*EXERCISE DETAILS*. Return precisely the span of lines from the top of the material below to the line containing "95, 97.5, 100]", both included. Pictures are excluded.

*DATA FOR THIS EXERCISE*.

◆ ◆ ◆ ◆

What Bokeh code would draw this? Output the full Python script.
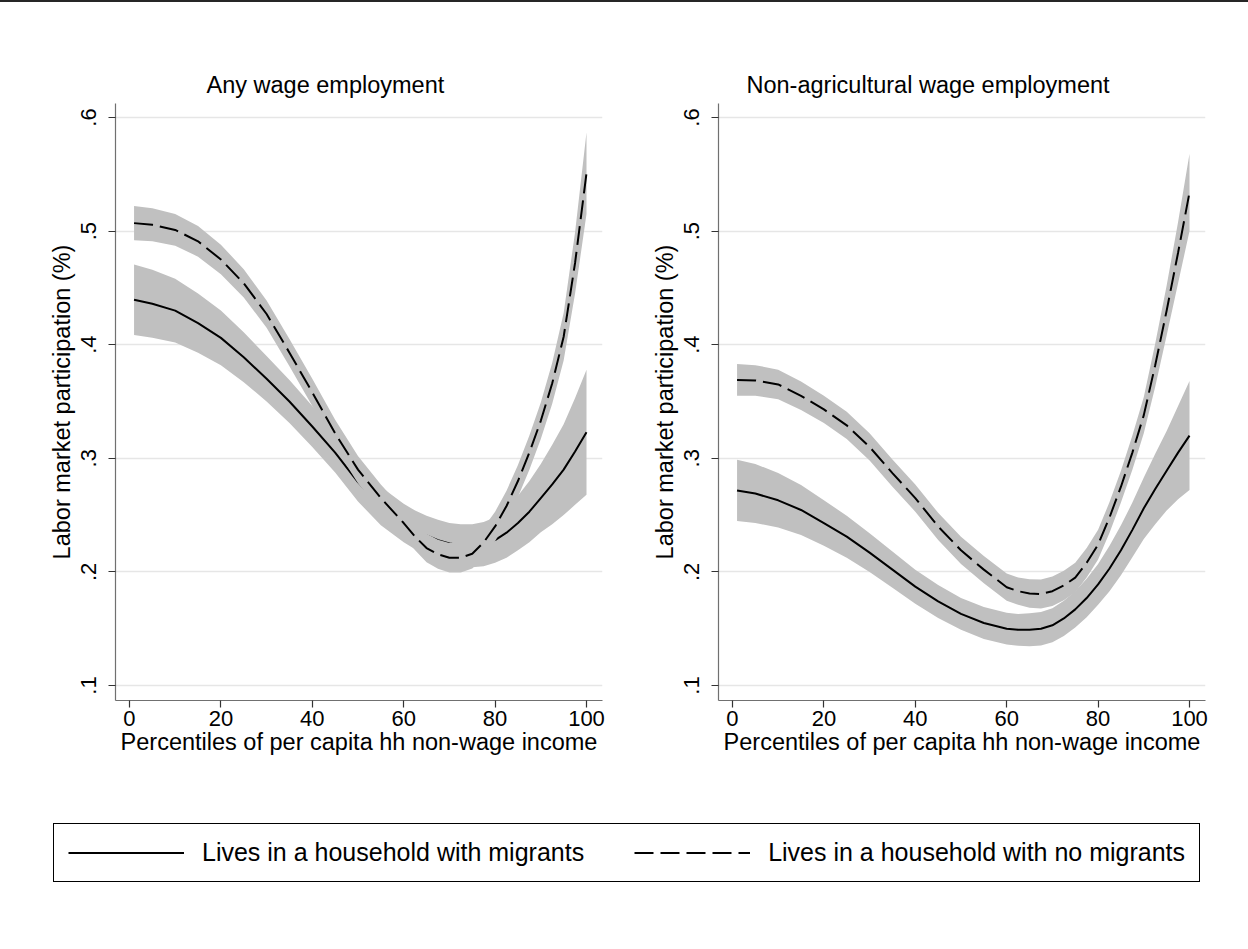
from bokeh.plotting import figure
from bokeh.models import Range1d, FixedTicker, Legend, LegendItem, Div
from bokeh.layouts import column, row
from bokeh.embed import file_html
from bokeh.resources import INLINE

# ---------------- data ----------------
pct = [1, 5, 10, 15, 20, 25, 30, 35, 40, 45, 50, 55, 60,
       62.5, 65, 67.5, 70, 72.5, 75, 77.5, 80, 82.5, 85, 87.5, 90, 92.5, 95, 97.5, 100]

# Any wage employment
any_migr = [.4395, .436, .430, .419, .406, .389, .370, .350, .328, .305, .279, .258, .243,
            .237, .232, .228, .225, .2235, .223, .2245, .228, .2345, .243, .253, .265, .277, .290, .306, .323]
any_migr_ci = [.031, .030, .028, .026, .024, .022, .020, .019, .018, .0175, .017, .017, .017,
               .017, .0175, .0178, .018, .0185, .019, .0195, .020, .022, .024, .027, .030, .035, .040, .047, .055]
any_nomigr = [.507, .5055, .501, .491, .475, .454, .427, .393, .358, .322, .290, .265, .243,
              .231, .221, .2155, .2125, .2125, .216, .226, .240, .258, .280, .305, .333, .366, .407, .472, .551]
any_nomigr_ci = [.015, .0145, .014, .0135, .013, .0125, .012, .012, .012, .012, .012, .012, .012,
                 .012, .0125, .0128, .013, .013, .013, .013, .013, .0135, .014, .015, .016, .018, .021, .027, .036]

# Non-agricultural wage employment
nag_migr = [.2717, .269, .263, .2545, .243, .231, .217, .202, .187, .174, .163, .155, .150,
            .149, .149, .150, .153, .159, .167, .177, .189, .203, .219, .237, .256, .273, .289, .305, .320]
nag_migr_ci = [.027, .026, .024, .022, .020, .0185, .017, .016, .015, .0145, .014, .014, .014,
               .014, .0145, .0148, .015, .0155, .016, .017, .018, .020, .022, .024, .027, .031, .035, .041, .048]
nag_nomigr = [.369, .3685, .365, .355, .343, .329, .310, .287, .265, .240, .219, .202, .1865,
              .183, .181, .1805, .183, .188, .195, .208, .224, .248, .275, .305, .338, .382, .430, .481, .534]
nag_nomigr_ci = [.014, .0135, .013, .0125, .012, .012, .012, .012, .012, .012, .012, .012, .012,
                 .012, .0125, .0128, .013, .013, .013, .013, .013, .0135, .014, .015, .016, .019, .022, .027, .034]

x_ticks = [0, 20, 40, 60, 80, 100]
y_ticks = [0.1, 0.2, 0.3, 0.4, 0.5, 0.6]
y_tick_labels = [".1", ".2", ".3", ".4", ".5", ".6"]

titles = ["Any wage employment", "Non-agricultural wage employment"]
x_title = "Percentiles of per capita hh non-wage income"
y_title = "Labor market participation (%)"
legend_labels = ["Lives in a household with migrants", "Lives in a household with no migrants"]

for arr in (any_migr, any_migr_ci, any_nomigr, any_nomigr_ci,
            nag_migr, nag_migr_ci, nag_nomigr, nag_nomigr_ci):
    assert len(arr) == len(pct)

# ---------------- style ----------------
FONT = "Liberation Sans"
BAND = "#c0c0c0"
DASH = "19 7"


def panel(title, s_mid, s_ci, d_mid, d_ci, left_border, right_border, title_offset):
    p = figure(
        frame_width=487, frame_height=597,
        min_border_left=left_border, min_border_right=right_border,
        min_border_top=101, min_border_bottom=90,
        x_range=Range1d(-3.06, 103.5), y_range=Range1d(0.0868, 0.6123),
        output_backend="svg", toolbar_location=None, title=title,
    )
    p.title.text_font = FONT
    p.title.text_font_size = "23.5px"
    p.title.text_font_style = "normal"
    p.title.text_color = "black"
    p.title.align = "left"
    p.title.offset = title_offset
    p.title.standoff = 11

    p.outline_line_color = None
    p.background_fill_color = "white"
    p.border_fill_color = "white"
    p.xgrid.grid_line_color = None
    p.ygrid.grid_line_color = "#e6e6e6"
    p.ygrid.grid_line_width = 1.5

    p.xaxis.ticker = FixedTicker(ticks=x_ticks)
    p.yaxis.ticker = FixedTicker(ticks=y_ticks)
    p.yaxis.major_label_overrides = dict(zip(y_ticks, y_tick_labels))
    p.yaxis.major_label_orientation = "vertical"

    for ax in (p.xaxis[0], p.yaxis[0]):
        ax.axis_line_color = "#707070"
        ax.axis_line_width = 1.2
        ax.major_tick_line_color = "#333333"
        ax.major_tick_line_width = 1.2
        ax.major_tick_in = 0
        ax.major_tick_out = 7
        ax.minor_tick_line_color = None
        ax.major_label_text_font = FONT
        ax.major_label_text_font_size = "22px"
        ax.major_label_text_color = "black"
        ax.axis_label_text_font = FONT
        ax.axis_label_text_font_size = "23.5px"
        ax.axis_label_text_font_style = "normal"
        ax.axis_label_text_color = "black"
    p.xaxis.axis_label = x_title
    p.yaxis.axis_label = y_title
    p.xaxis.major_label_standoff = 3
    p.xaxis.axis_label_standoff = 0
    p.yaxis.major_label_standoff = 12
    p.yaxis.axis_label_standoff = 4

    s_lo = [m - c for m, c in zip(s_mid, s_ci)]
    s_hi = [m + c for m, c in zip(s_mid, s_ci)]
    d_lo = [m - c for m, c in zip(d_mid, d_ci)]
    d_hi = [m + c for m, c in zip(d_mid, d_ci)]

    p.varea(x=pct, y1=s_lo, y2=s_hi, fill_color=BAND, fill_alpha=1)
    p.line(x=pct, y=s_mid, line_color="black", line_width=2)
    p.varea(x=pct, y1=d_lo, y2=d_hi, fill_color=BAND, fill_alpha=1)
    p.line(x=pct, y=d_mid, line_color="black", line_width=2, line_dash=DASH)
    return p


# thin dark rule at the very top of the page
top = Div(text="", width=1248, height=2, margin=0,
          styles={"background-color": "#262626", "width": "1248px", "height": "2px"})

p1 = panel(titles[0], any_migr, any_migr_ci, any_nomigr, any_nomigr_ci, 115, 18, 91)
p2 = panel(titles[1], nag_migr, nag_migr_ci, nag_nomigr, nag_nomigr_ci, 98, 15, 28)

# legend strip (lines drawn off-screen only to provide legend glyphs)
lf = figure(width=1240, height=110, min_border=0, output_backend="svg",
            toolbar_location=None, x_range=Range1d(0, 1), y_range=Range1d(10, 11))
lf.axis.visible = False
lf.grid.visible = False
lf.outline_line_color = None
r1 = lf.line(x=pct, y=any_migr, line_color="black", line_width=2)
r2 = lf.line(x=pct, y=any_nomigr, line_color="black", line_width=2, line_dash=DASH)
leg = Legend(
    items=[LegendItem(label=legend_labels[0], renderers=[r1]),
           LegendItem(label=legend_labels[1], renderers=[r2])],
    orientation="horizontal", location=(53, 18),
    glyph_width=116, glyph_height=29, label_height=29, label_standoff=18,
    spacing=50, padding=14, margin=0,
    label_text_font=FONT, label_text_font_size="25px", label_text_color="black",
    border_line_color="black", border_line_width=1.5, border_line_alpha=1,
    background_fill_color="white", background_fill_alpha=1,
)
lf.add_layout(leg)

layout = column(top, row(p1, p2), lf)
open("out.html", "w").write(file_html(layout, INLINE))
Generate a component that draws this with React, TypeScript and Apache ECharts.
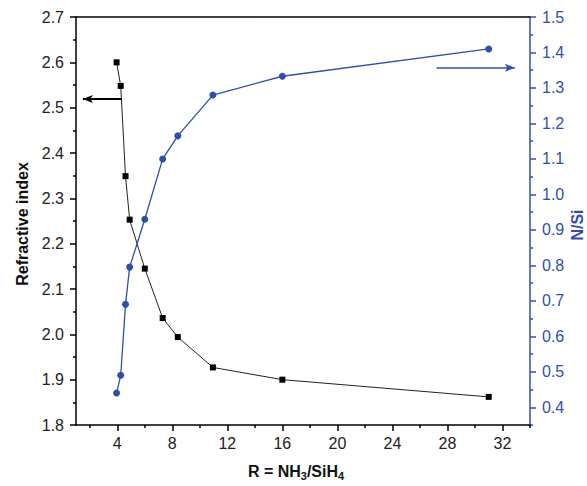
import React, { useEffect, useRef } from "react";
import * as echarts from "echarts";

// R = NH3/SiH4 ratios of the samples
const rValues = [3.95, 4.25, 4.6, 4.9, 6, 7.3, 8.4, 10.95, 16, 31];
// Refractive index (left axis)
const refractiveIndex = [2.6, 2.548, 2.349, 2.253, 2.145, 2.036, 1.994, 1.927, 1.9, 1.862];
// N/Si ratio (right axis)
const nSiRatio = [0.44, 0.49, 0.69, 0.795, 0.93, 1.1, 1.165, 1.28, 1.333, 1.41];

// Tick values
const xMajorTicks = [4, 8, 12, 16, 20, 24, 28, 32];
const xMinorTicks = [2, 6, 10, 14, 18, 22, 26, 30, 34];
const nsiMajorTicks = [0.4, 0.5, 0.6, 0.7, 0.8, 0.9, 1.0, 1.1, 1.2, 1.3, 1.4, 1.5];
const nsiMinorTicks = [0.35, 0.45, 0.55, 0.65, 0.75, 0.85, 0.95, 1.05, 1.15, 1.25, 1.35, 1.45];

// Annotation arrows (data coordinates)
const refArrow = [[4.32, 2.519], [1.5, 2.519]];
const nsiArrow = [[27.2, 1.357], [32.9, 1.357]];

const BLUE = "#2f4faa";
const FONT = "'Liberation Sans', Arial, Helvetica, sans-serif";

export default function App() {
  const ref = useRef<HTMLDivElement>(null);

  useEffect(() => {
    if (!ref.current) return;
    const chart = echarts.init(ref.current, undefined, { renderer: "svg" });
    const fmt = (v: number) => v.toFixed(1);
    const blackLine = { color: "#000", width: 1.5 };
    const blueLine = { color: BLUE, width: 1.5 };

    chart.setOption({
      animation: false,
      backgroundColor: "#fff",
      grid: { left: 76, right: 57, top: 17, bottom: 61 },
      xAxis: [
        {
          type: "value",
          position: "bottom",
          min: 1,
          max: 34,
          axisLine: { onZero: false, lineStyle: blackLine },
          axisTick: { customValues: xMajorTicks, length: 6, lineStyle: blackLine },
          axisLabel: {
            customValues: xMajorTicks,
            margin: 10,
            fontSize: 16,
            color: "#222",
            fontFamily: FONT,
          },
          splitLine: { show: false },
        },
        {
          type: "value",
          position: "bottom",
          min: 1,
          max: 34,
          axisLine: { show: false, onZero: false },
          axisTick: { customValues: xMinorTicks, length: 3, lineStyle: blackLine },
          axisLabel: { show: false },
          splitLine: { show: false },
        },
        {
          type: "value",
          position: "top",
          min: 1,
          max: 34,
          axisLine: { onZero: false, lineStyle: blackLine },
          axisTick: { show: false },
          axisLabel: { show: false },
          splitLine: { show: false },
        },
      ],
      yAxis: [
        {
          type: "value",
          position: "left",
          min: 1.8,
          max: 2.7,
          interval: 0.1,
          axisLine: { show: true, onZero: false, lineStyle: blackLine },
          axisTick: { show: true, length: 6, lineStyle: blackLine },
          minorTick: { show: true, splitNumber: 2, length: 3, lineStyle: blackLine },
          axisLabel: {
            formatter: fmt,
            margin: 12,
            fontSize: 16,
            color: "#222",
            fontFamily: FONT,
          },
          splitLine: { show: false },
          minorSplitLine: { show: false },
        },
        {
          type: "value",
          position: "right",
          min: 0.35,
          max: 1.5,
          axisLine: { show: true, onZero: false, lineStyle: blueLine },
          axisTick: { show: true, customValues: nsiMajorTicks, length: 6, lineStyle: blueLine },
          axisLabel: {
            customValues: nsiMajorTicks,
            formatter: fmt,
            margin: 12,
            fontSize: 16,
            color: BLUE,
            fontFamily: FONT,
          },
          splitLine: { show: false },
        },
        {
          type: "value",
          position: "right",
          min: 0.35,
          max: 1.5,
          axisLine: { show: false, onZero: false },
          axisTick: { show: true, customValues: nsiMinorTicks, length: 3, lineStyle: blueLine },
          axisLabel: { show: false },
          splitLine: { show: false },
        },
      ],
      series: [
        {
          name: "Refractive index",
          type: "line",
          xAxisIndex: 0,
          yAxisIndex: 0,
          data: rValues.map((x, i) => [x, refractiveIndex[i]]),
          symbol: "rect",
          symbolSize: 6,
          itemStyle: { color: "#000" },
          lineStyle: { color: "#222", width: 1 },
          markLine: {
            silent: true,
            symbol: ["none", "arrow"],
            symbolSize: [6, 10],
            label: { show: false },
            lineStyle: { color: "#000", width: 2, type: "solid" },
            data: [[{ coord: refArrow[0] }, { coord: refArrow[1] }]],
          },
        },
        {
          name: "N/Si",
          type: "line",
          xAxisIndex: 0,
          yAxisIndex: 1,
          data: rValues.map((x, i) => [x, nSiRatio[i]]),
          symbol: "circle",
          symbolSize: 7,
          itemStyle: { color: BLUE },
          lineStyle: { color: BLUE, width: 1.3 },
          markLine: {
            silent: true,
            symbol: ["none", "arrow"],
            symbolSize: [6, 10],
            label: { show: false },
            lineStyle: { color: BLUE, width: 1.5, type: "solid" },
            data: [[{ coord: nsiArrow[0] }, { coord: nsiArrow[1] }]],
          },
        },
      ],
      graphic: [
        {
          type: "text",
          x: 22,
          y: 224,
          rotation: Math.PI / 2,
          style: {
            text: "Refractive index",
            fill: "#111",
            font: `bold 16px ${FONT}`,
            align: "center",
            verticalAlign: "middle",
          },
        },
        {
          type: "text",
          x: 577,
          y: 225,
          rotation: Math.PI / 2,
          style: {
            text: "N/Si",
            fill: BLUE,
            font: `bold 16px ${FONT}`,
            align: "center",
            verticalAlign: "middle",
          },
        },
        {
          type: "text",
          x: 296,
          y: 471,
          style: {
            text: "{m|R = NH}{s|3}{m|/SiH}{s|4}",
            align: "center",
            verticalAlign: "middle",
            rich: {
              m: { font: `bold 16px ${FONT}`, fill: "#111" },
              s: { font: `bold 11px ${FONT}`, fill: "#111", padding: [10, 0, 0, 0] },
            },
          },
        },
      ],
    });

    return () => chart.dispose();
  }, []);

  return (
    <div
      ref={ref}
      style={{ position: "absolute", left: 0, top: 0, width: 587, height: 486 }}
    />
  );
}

◆ ◆ ◆ ◆

*RESPONSE TO THIS TASK*.
What Bokeh code would draw this? Output the full Python script.
from bokeh.plotting import figure
from bokeh.models import Range1d, FixedTicker, Legend, LegendItem, Div
from bokeh.layouts import column, row
from bokeh.embed import file_html
from bokeh.resources import INLINE

# ---------------- data ----------------
pct = [1, 5, 10, 15, 20, 25, 30, 35, 40, 45, 50, 55, 60,
       62.5, 65, 67.5, 70, 72.5, 75, 77.5, 80, 82.5, 85, 87.5, 90, 92.5, 95, 97.5, 100]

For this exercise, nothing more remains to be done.